District attorney Mike Saldaña argued during a public hearing Monday that those teachers should not receive that money, based largely on AFT’s lateness in filing their grievance.

He said they were well aware of the situation by the summer — the group in fact told The Monitor it was considering a grievance in August — but did not actually file a grievance until mid-October, inspired by a non-AFT teacher successfully winning her grievance on the same matter.

Local grievance policy requires employees to file grievances within 15 days of them becoming aware of the situation prompting it.

“Clearly it is not timely. They were aware of the situation. The danger is, in our opinion, they have not shown good cause for not being timely. And that is really the issue of timeliness,” Saldaña said.

Trustee Sam Saldivar noted that policy says grievances may be dismissed on the grounds of timeliness, but that the board has previously overlooked those deadlines on at least one occasion.

Saldaña said that doing so and siding with the AFT could be a potentially complicated move from a legal and financial perspective.

“There will be significant budgetary issues as well that need to be considered,” Saldaña said. “And … the other issue that I have is limiting it to say the teachers at Morris or limiting it to AFT could create another group of individuals and could create an equal protection situation argument on behalf of other teachers that are similarly situated.”

The district previously told The Monitor that about 15 educators at Morris taught through the program last year. District-wide, that number was about 220 employees.

McAllen AFT President Sylvia Tanguma, who pleaded the teachers’ case Monday, largely scoffed at the timeliness argument.

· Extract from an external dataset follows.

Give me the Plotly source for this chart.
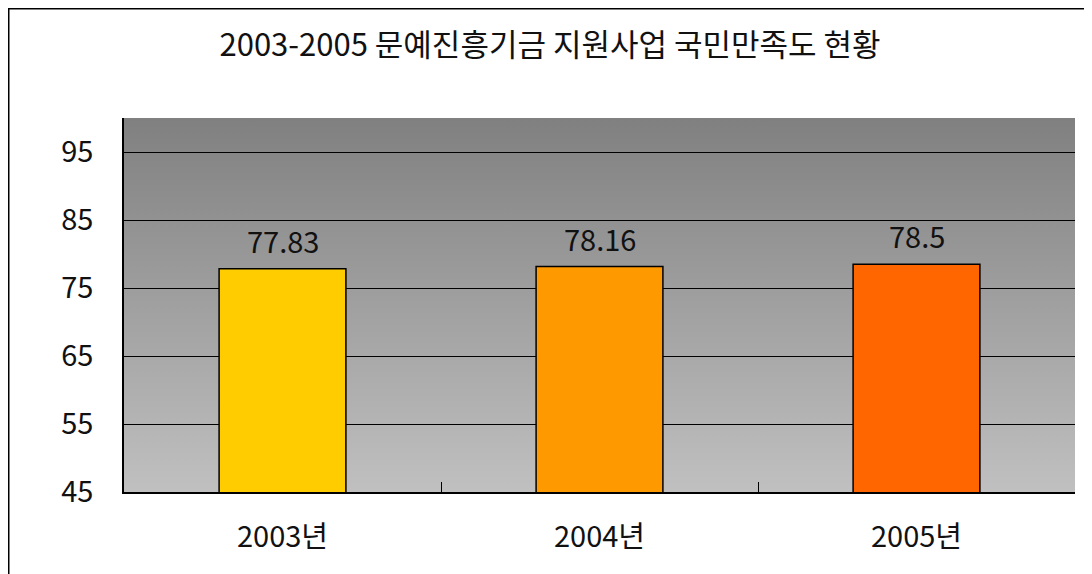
import base64
import plotly.graph_objects as go

categories = ["2003년", "2004년", "2005년"]
values = [77.83, 78.16, 78.5]
value_labels = ["77.83", "78.16", "78.5"]
bar_colors = ["#FFCC00", "#FF9900", "#FF6600"]
title_text = "2003-2005 문예진흥기금 지원사업 국민만족도 현황"

FONT = "Noto Sans CJK KR"
OFF = 8  # page body margin
W, H = 1092 - OFF, 574 - OFF
L, T = 124 - OFF, 118 - OFF
R = W - (1075 - OFF)
B = H - (492 - OFF)
pw, ph = W - L - R, H - T - B

svg = ('<svg xmlns="http://www.w3.org/2000/svg" width="100" height="100" preserveAspectRatio="none">'
       '<defs><linearGradient id="g" x1="0" y1="0" x2="0" y2="1">'
       '<stop offset="0" stop-color="#808080"/><stop offset="1" stop-color="#c0c0c0"/>'
       '</linearGradient></defs><rect width="100" height="100" fill="url(#g)"/></svg>')
bg_uri = "data:image/svg+xml;base64," + base64.b64encode(svg.encode()).decode()

fig = go.Figure()
fig.add_trace(go.Bar(
    x=categories, y=values, width=0.4,
    marker=dict(color=bar_colors, line=dict(color="black", width=1.5)),
    hoverinfo="skip",
))

for c, v, t in zip(categories, values, value_labels):
    fig.add_annotation(x=c, y=v, text=t, showarrow=False, yanchor="bottom", yshift=6,
                       font=dict(family=FONT, size=29, color="#111111"))

fig.add_layout_image(dict(source=bg_uri, xref="paper", yref="paper", x=0, y=1,
                          sizex=1, sizey=1, sizing="stretch", layer="below"))

# outer frame (left and top edges visible, others off-canvas)
fig.add_shape(type="rect", xref="paper", yref="paper",
              x0=(0.75 - L) / pw, x1=(W + 20 - L) / pw,
              y0=(H - B - (H + 20)) / ph, y1=(H - B - 0.75) / ph,
              line=dict(color="black", width=1.5), fillcolor="rgba(0,0,0,0)", layer="above")

fig.update_layout(
    width=W, height=H,
    margin=dict(l=L, r=R, t=T, b=B, pad=0),
    paper_bgcolor="white", plot_bgcolor="rgba(0,0,0,0)",
    showlegend=False,
    title=dict(text=title_text, x=(550 - OFF) / W, xanchor="center", y=1 - (45 - OFF) / H,
               yanchor="middle", font=dict(family=FONT, size=31, color="#111111")),
    xaxis=dict(type="category", tickson="boundaries", ticks="inside", ticklen=10,
               tickcolor="black", tickwidth=1, showline=True, linecolor="black", linewidth=1.5,
               showgrid=False, ticklabelstandoff=18,
               tickfont=dict(family=FONT, size=29, color="#111111")),
    yaxis=dict(range=[45, 100], tick0=45, dtick=10, showgrid=True, gridcolor="black", gridwidth=1,
               showline=True, linecolor="black", linewidth=1.5, ticks="", zeroline=False,
               ticklabelstandoff=23,
               tickfont=dict(family=FONT, size=29, color="#111111")),
)

fig.write_html("out.html")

Those teachers, she said, “worked the work” and deserve to be paid for it.

“They were told that they were going to get $3,000 per semester, not just verbally, but we have it in writing,” she said. “So it should have never gotten to this fact, the fact that they have to come and file a grievance for work that they did. It should have never been there.”

Tanguma said those Morris teachers — some of whom were in the audience — were depending on their second payment, and that siding against them would impact morale.

“This is not a way that you are going to recruit or retain high quality teachers,” she said.